[Dataset excerpt]
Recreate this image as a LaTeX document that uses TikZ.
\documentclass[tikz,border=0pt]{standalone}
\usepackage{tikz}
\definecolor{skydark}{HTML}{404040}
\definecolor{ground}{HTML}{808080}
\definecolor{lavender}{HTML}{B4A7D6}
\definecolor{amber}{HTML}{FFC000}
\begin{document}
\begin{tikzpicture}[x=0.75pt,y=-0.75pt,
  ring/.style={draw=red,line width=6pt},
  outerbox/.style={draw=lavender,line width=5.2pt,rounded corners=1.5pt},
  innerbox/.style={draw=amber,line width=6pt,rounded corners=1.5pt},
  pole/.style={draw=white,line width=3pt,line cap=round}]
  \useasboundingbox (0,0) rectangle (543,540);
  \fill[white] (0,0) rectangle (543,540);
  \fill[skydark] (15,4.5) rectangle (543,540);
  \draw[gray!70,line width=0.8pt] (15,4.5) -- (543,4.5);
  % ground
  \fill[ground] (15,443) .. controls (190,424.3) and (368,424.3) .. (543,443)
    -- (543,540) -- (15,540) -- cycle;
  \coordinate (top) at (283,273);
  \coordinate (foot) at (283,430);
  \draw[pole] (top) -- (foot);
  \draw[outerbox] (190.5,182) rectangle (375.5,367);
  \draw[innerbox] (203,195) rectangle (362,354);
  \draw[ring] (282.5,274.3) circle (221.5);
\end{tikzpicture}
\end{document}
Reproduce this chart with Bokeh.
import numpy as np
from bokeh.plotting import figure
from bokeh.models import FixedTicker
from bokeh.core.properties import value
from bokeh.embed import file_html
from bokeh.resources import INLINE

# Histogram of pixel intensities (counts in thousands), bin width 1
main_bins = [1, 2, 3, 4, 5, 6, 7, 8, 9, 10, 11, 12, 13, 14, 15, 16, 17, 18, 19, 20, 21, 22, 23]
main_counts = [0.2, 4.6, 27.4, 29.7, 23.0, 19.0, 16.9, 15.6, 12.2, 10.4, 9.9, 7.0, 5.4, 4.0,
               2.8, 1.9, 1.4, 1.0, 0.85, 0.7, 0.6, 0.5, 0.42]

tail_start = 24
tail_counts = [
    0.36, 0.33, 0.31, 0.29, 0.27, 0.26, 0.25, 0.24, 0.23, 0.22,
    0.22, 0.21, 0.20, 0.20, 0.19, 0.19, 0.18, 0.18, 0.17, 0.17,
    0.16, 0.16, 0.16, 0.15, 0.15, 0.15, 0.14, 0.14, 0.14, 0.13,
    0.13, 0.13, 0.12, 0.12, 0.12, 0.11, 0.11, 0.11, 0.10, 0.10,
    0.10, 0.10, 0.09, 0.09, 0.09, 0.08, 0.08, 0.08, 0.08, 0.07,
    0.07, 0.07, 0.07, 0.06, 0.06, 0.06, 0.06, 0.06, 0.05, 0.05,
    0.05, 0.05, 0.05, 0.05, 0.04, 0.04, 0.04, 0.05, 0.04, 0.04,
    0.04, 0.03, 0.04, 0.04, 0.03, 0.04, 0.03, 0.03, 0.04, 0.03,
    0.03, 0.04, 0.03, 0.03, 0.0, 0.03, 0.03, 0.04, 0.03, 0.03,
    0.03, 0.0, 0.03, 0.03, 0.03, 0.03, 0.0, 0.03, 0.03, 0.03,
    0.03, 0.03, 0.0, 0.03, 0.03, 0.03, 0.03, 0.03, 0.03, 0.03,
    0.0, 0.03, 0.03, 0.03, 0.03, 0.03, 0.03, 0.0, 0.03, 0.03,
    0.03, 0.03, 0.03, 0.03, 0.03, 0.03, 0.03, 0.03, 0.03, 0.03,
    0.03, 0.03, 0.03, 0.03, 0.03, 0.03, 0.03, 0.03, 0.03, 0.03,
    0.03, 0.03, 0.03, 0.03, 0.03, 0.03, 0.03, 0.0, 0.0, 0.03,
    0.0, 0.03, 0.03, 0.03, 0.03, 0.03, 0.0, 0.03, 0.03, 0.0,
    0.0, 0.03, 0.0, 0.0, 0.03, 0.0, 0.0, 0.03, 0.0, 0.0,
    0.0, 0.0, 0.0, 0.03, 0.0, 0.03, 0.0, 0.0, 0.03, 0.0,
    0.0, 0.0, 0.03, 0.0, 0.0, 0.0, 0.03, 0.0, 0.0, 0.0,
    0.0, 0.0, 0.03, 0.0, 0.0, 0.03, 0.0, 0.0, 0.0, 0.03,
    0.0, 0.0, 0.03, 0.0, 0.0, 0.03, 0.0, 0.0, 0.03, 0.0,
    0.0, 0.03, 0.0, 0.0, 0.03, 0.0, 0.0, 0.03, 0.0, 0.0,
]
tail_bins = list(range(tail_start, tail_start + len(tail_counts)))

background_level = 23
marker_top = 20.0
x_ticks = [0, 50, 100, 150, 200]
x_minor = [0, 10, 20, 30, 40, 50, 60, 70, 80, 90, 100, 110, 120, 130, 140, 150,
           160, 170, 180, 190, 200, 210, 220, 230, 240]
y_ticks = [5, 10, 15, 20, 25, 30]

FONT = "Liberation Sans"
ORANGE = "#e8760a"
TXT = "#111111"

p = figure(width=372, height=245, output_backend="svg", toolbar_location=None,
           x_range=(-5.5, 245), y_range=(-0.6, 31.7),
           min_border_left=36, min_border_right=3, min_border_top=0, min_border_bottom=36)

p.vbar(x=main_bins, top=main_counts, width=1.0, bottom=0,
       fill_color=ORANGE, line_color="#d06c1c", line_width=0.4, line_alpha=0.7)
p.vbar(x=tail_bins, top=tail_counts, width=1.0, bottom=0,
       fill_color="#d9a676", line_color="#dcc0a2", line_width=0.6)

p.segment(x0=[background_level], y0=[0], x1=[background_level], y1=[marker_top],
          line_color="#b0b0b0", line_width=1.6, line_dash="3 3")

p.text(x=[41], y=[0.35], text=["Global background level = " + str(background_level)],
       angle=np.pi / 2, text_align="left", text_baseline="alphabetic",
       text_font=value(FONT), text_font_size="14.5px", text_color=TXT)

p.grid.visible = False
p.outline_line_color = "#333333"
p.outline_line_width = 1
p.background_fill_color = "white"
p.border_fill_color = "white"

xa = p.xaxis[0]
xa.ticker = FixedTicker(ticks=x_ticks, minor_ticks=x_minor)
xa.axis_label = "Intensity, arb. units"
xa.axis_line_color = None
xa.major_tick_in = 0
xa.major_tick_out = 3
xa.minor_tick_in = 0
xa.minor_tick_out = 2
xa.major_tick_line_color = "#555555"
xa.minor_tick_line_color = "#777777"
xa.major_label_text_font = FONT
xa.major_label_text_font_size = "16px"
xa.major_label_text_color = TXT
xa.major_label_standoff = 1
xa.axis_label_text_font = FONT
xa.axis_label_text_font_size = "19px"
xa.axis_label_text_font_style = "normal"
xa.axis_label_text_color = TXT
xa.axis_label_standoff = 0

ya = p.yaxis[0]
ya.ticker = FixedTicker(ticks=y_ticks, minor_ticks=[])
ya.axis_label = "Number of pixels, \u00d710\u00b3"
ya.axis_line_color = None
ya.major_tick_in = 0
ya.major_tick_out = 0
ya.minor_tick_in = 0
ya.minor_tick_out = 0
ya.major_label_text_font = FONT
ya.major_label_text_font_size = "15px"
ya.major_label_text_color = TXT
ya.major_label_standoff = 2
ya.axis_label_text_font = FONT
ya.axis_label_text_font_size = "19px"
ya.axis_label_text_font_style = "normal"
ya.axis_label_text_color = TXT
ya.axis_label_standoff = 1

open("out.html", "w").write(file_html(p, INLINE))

• [TASK REQUIREMENTS] Repeat the records above exactly.

• [OUTPUT OF THE EXERCISE]
Recreate this image as a LaTeX document that uses TikZ.
\documentclass[tikz,border=0pt]{standalone}
\usepackage{tikz}
\definecolor{skydark}{HTML}{404040}
\definecolor{ground}{HTML}{808080}
\definecolor{lavender}{HTML}{B4A7D6}
\definecolor{amber}{HTML}{FFC000}
\begin{document}
\begin{tikzpicture}[x=0.75pt,y=-0.75pt,
  ring/.style={draw=red,line width=6pt},
  outerbox/.style={draw=lavender,line width=5.2pt,rounded corners=1.5pt},
  innerbox/.style={draw=amber,line width=6pt,rounded corners=1.5pt},
  pole/.style={draw=white,line width=3pt,line cap=round}]
  \useasboundingbox (0,0) rectangle (543,540);
  \fill[white] (0,0) rectangle (543,540);
  \fill[skydark] (15,4.5) rectangle (543,540);
  \draw[gray!70,line width=0.8pt] (15,4.5) -- (543,4.5);
  % ground
  \fill[ground] (15,443) .. controls (190,424.3) and (368,424.3) .. (543,443)
    -- (543,540) -- (15,540) -- cycle;
  \coordinate (top) at (283,273);
  \coordinate (foot) at (283,430);
  \draw[pole] (top) -- (foot);
  \draw[outerbox] (190.5,182) rectangle (375.5,367);
  \draw[innerbox] (203,195) rectangle (362,354);
  \draw[ring] (282.5,274.3) circle (221.5);
\end{tikzpicture}
\end{document}
Reproduce this chart with Bokeh.
import numpy as np
from bokeh.plotting import figure
from bokeh.models import FixedTicker
from bokeh.core.properties import value
from bokeh.embed import file_html
from bokeh.resources import INLINE

# Histogram of pixel intensities (counts in thousands), bin width 1
main_bins = [1, 2, 3, 4, 5, 6, 7, 8, 9, 10, 11, 12, 13, 14, 15, 16, 17, 18, 19, 20, 21, 22, 23]
main_counts = [0.2, 4.6, 27.4, 29.7, 23.0, 19.0, 16.9, 15.6, 12.2, 10.4, 9.9, 7.0, 5.4, 4.0,
               2.8, 1.9, 1.4, 1.0, 0.85, 0.7, 0.6, 0.5, 0.42]

tail_start = 24
tail_counts = [
    0.36, 0.33, 0.31, 0.29, 0.27, 0.26, 0.25, 0.24, 0.23, 0.22,
    0.22, 0.21, 0.20, 0.20, 0.19, 0.19, 0.18, 0.18, 0.17, 0.17,
    0.16, 0.16, 0.16, 0.15, 0.15, 0.15, 0.14, 0.14, 0.14, 0.13,
    0.13, 0.13, 0.12, 0.12, 0.12, 0.11, 0.11, 0.11, 0.10, 0.10,
    0.10, 0.10, 0.09, 0.09, 0.09, 0.08, 0.08, 0.08, 0.08, 0.07,
    0.07, 0.07, 0.07, 0.06, 0.06, 0.06, 0.06, 0.06, 0.05, 0.05,
    0.05, 0.05, 0.05, 0.05, 0.04, 0.04, 0.04, 0.05, 0.04, 0.04,
    0.04, 0.03, 0.04, 0.04, 0.03, 0.04, 0.03, 0.03, 0.04, 0.03,
    0.03, 0.04, 0.03, 0.03, 0.0, 0.03, 0.03, 0.04, 0.03, 0.03,
    0.03, 0.0, 0.03, 0.03, 0.03, 0.03, 0.0, 0.03, 0.03, 0.03,
    0.03, 0.03, 0.0, 0.03, 0.03, 0.03, 0.03, 0.03, 0.03, 0.03,
    0.0, 0.03, 0.03, 0.03, 0.03, 0.03, 0.03, 0.0, 0.03, 0.03,
    0.03, 0.03, 0.03, 0.03, 0.03, 0.03, 0.03, 0.03, 0.03, 0.03,
    0.03, 0.03, 0.03, 0.03, 0.03, 0.03, 0.03, 0.03, 0.03, 0.03,
    0.03, 0.03, 0.03, 0.03, 0.03, 0.03, 0.03, 0.0, 0.0, 0.03,
    0.0, 0.03, 0.03, 0.03, 0.03, 0.03, 0.0, 0.03, 0.03, 0.0,
    0.0, 0.03, 0.0, 0.0, 0.03, 0.0, 0.0, 0.03, 0.0, 0.0,
    0.0, 0.0, 0.0, 0.03, 0.0, 0.03, 0.0, 0.0, 0.03, 0.0,
    0.0, 0.0, 0.03, 0.0, 0.0, 0.0, 0.03, 0.0, 0.0, 0.0,
    0.0, 0.0, 0.03, 0.0, 0.0, 0.03, 0.0, 0.0, 0.0, 0.03,
    0.0, 0.0, 0.03, 0.0, 0.0, 0.03, 0.0, 0.0, 0.03, 0.0,
    0.0, 0.03, 0.0, 0.0, 0.03, 0.0, 0.0, 0.03, 0.0, 0.0,
]
tail_bins = list(range(tail_start, tail_start + len(tail_counts)))

background_level = 23
marker_top = 20.0
x_ticks = [0, 50, 100, 150, 200]
x_minor = [0, 10, 20, 30, 40, 50, 60, 70, 80, 90, 100, 110, 120, 130, 140, 150,
           160, 170, 180, 190, 200, 210, 220, 230, 240]
y_ticks = [5, 10, 15, 20, 25, 30]

FONT = "Liberation Sans"
ORANGE = "#e8760a"
TXT = "#111111"

p = figure(width=372, height=245, output_backend="svg", toolbar_location=None,
           x_range=(-5.5, 245), y_range=(-0.6, 31.7),
           min_border_left=36, min_border_right=3, min_border_top=0, min_border_bottom=36)

p.vbar(x=main_bins, top=main_counts, width=1.0, bottom=0,
       fill_color=ORANGE, line_color="#d06c1c", line_width=0.4, line_alpha=0.7)
p.vbar(x=tail_bins, top=tail_counts, width=1.0, bottom=0,
       fill_color="#d9a676", line_color="#dcc0a2", line_width=0.6)

p.segment(x0=[background_level], y0=[0], x1=[background_level], y1=[marker_top],
          line_color="#b0b0b0", line_width=1.6, line_dash="3 3")

p.text(x=[41], y=[0.35], text=["Global background level = " + str(background_level)],
       angle=np.pi / 2, text_align="left", text_baseline="alphabetic",
       text_font=value(FONT), text_font_size="14.5px", text_color=TXT)

p.grid.visible = False
p.outline_line_color = "#333333"
p.outline_line_width = 1
p.background_fill_color = "white"
p.border_fill_color = "white"

xa = p.xaxis[0]
xa.ticker = FixedTicker(ticks=x_ticks, minor_ticks=x_minor)
xa.axis_label = "Intensity, arb. units"
xa.axis_line_color = None
xa.major_tick_in = 0
xa.major_tick_out = 3
xa.minor_tick_in = 0
xa.minor_tick_out = 2
xa.major_tick_line_color = "#555555"
xa.minor_tick_line_color = "#777777"
xa.major_label_text_font = FONT
xa.major_label_text_font_size = "16px"
xa.major_label_text_color = TXT
xa.major_label_standoff = 1
xa.axis_label_text_font = FONT
xa.axis_label_text_font_size = "19px"
xa.axis_label_text_font_style = "normal"
xa.axis_label_text_color = TXT
xa.axis_label_standoff = 0

ya = p.yaxis[0]
ya.ticker = FixedTicker(ticks=y_ticks, minor_ticks=[])
ya.axis_label = "Number of pixels, \u00d710\u00b3"
ya.axis_line_color = None
ya.major_tick_in = 0
ya.major_tick_out = 0
ya.minor_tick_in = 0
ya.minor_tick_out = 0
ya.major_label_text_font = FONT
ya.major_label_text_font_size = "15px"
ya.major_label_text_color = TXT
ya.major_label_standoff = 2
ya.axis_label_text_font = FONT
ya.axis_label_text_font_size = "19px"
ya.axis_label_text_font_style = "normal"
ya.axis_label_text_color = TXT
ya.axis_label_standoff = 1

open("out.html", "w").write(file_html(p, INLINE))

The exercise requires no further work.